De activiteiten in januari en december hebben beide betrekking op een jubileum van de inhoudingsplichtige. Het personeelsuitje in mei heeft geen betrekking op het jubileum van de inhoudingsplichtige. Op grond van het vierde lid van artikel 42 van de Uitvoeringsregeling zijn vrijgesteld de verstrekkingen per werknemer tot een bedrag van € 340 per kalenderjaar. Ingeval een personeelsvoorziening betrekking heeft op een jubileum van de inhoudingsplichtige wordt dit jaarbedrag verhoogd tot € 454. Deze verhoging kan derhalve ook worden toegepast op het personeelsuitje in mei.

-     De totale kosten per werknemer van de receptie in januari bedragen € 100. Aangezien hier sprake is van een jubileum van de inhoudingsplichtige, kan maximaal € 454 onbelast blijven. Er behoeft geen loon in aanmerking te worden genomen.

-     De totale kosten per werknemer van het personeelsuitje in mei bedragen € 250. Deze personeelsvoorziening heeft geen betrekking op het jubileum van de inhoudingsplichtige. Toch kan ook voor deze voorziening de verhoogde vrijstelling van € 454 worden toegepast. In januari is reeds € 100 onbelast gebleven, er resteert dus een vrijstelling van: € 454 -/- € 100 = € 354. De personeelsreis wordt dus niet voor € 10 belast, maar blijft door de verruimde vrijstelling onbelast.
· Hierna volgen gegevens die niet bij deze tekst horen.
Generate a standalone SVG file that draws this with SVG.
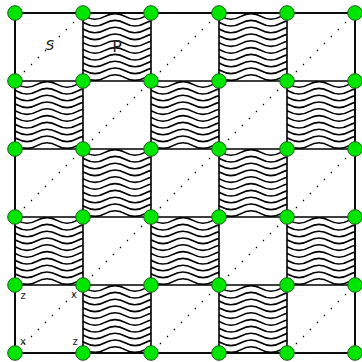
<svg xmlns="http://www.w3.org/2000/svg" xmlns:xlink="http://www.w3.org/1999/xlink" width="362" height="362" viewBox="0 0 362 362">
<style>
.sq{fill:#fff;stroke:#000;stroke-width:1.6}
.wv{fill:none;stroke:#000;stroke-width:1.6}
.dg{fill:none;stroke:#000;stroke-width:1.3;stroke-dasharray:1.3 8.6;stroke-linecap:butt}
.nd{fill:#00e600;stroke:#1a5a1a;stroke-width:1}
.lb{font-family:"DejaVu Sans",sans-serif;fill:#222}
</style>
<defs>
<clipPath id="c"><rect x="0" y="0" width="68" height="68"/></clipPath>
<g id="waves" clip-path="url(#c)">
<path class="wv" d="M-18,3.4 q10,-5.6 20,0 t20,0 t20,0 t20,0 t20,0 M-18,10.2 q10,-5.6 20,0 t20,0 t20,0 t20,0 t20,0 M-18,17 q10,-5.6 20,0 t20,0 t20,0 t20,0 t20,0 M-18,23.8 q10,-5.6 20,0 t20,0 t20,0 t20,0 t20,0 M-18,30.6 q10,-5.6 20,0 t20,0 t20,0 t20,0 t20,0 M-18,37.4 q10,-5.6 20,0 t20,0 t20,0 t20,0 t20,0 M-18,44.2 q10,-5.6 20,0 t20,0 t20,0 t20,0 t20,0 M-18,51 q10,-5.6 20,0 t20,0 t20,0 t20,0 t20,0 M-18,57.8 q10,-5.6 20,0 t20,0 t20,0 t20,0 t20,0 M-18,64.6 q10,-5.6 20,0 t20,0 t20,0 t20,0 t20,0"/>
</g>
<path id="diag" class="dg" d="M2,66 L66,2"/>
</defs>
<g id="tiles">
<rect class="sq" x="15" y="13" width="340" height="340"/>
<use xlink:href="#waves" x="83" y="13"/><use xlink:href="#waves" x="219" y="13"/>
<use xlink:href="#waves" x="15" y="81"/><use xlink:href="#waves" x="151" y="81"/><use xlink:href="#waves" x="287" y="81"/>
<use xlink:href="#waves" x="83" y="149"/><use xlink:href="#waves" x="219" y="149"/>
<use xlink:href="#waves" x="15" y="217"/><use xlink:href="#waves" x="151" y="217"/><use xlink:href="#waves" x="287" y="217"/>
<use xlink:href="#waves" x="83" y="285"/><use xlink:href="#waves" x="219" y="285"/>
<use xlink:href="#diag" x="15" y="13"/><use xlink:href="#diag" x="151" y="13"/><use xlink:href="#diag" x="287" y="13"/>
<use xlink:href="#diag" x="83" y="81"/><use xlink:href="#diag" x="219" y="81"/>
<use xlink:href="#diag" x="15" y="149"/><use xlink:href="#diag" x="151" y="149"/><use xlink:href="#diag" x="287" y="149"/>
<use xlink:href="#diag" x="83" y="217"/><use xlink:href="#diag" x="219" y="217"/>
<use xlink:href="#diag" x="15" y="285"/><use xlink:href="#diag" x="151" y="285"/><use xlink:href="#diag" x="287" y="285"/>
</g>
<g id="connectors" fill="none" stroke="#000" stroke-width="1.6">
<path d="M15,13H355M15,81H355M15,149H355M15,217H355M15,285H355M15,353H355M15,13V353M83,13V353M151,13V353M219,13V353M287,13V353M355,13V353"/>
</g>
<g id="labels">
<text class="lb" x="50" y="50" font-size="14" font-style="italic" text-anchor="middle">S</text>
<text class="lb" x="117" y="52" font-size="16" text-anchor="middle">P</text>
<text class="lb" x="23" y="299" font-size="10" text-anchor="middle">z</text>
<text class="lb" x="74" y="298" font-size="10" text-anchor="middle">x</text>
<text class="lb" x="23" y="345" font-size="10" text-anchor="middle">x</text>
<text class="lb" x="75" y="345" font-size="10" text-anchor="middle">z</text>
</g>
<g id="n00"><circle class="nd" cx="15" cy="13" r="7.3"/></g>
<g id="n01"><circle class="nd" cx="83" cy="13" r="7.3"/></g>
<g id="n02"><circle class="nd" cx="151" cy="13" r="7.3"/></g>
<g id="n03"><circle class="nd" cx="219" cy="13" r="7.3"/></g>
<g id="n04"><circle class="nd" cx="287" cy="13" r="7.3"/></g>
<g id="n05"><circle class="nd" cx="355" cy="13" r="7.3"/></g>
<g id="n10"><circle class="nd" cx="15" cy="81" r="7.3"/></g>
<g id="n11"><circle class="nd" cx="83" cy="81" r="7.3"/></g>
<g id="n12"><circle class="nd" cx="151" cy="81" r="7.3"/></g>
<g id="n13"><circle class="nd" cx="219" cy="81" r="7.3"/></g>
<g id="n14"><circle class="nd" cx="287" cy="81" r="7.3"/></g>
<g id="n15"><circle class="nd" cx="355" cy="81" r="7.3"/></g>
<g id="n20"><circle class="nd" cx="15" cy="149" r="7.3"/></g>
<g id="n21"><circle class="nd" cx="83" cy="149" r="7.3"/></g>
<g id="n22"><circle class="nd" cx="151" cy="149" r="7.3"/></g>
<g id="n23"><circle class="nd" cx="219" cy="149" r="7.3"/></g>
<g id="n24"><circle class="nd" cx="287" cy="149" r="7.3"/></g>
<g id="n25"><circle class="nd" cx="355" cy="149" r="7.3"/></g>
<g id="n30"><circle class="nd" cx="15" cy="217" r="7.3"/></g>
<g id="n31"><circle class="nd" cx="83" cy="217" r="7.3"/></g>
<g id="n32"><circle class="nd" cx="151" cy="217" r="7.3"/></g>
<g id="n33"><circle class="nd" cx="219" cy="217" r="7.3"/></g>
<g id="n34"><circle class="nd" cx="287" cy="217" r="7.3"/></g>
<g id="n35"><circle class="nd" cx="355" cy="217" r="7.3"/></g>
<g id="n40"><circle class="nd" cx="15" cy="285" r="7.3"/></g>
<g id="n41"><circle class="nd" cx="83" cy="285" r="7.3"/></g>
<g id="n42"><circle class="nd" cx="151" cy="285" r="7.3"/></g>
<g id="n43"><circle class="nd" cx="219" cy="285" r="7.3"/></g>
<g id="n44"><circle class="nd" cx="287" cy="285" r="7.3"/></g>
<g id="n45"><circle class="nd" cx="355" cy="285" r="7.3"/></g>
<g id="n50"><circle class="nd" cx="15" cy="353" r="7.3"/></g>
<g id="n51"><circle class="nd" cx="83" cy="353" r="7.3"/></g>
<g id="n52"><circle class="nd" cx="151" cy="353" r="7.3"/></g>
<g id="n53"><circle class="nd" cx="219" cy="353" r="7.3"/></g>
<g id="n54"><circle class="nd" cx="287" cy="353" r="7.3"/></g>
<g id="n55"><circle class="nd" cx="355" cy="353" r="7.3"/></g>
</svg>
-     De totale kosten per werknemer van het feest in december bedragen € 100. De vrijstelling van € 454 is nog niet geheel benut. Van de totale vrijstelling resteert nog € 104 (€ 454 -/- € 350). Nu de totale kosten per werknemer onder de genoemde € 104 blijven, blijft ook deze personeelsvoorziening onbelast.

Vraag 9

Een inhoudingsplichtige organiseert in januari het reguliere personeelsuitje voor zijn werknemers. De totale kosten per werknemer bedragen € 400. Hiervan wordt € 400 -/- € 340 = € 60 als loon in aanmerking genomen. De terzake verschuldigde loonheffing wordt in de maandaangifte over januari verwerkt en afgedragen. In mei van hetzelfde jaar besluit de inhoudingsplichtige voor zijn 100-jarig bestaan in november een feestelijke receptie buiten werktijd te geven ten behoeve van het voor haar werkzame personeel. De totale kosten per werknemer bedragen € 50.

 

Kan de inhoudingsplichtige de teveel ingehouden en afgedragen loonheffing terugvragen? Zo ja, op welk moment?

Antwoord 9

Ja, nu achteraf blijkt dat voor het betreffende jaar gebruik kan worden gemaakt van de verhoogde vrijstelling van € 454 per jaar per werknemer, heeft de inhoudingsplichtige over januari te veel loonheffing afgedragen. De inhoudingsplichtige mag dit binnen het kalenderjaar zelf herstellen. Hierbij gelden de volgende voorwaarden:

-     De loonadministratie biedt voldoende waarborgen voor controle.

-     Op de loonstaat of in de loonadministratie moet zowel bij de post waarbij te veel is ingehouden of berekend, als bij de post waarbij de verrekening plaatsvindt, een aantekening worden gemaakt met onderlinge verwijzing.

 

Voorzover het hierbij niet om eindheffing gaat maar om teveel ingehouden loonbelasting/premie volksverzekeringen, geldt hierbij bovendien als voorwaarde dat de werknemer instemt met de verrekening.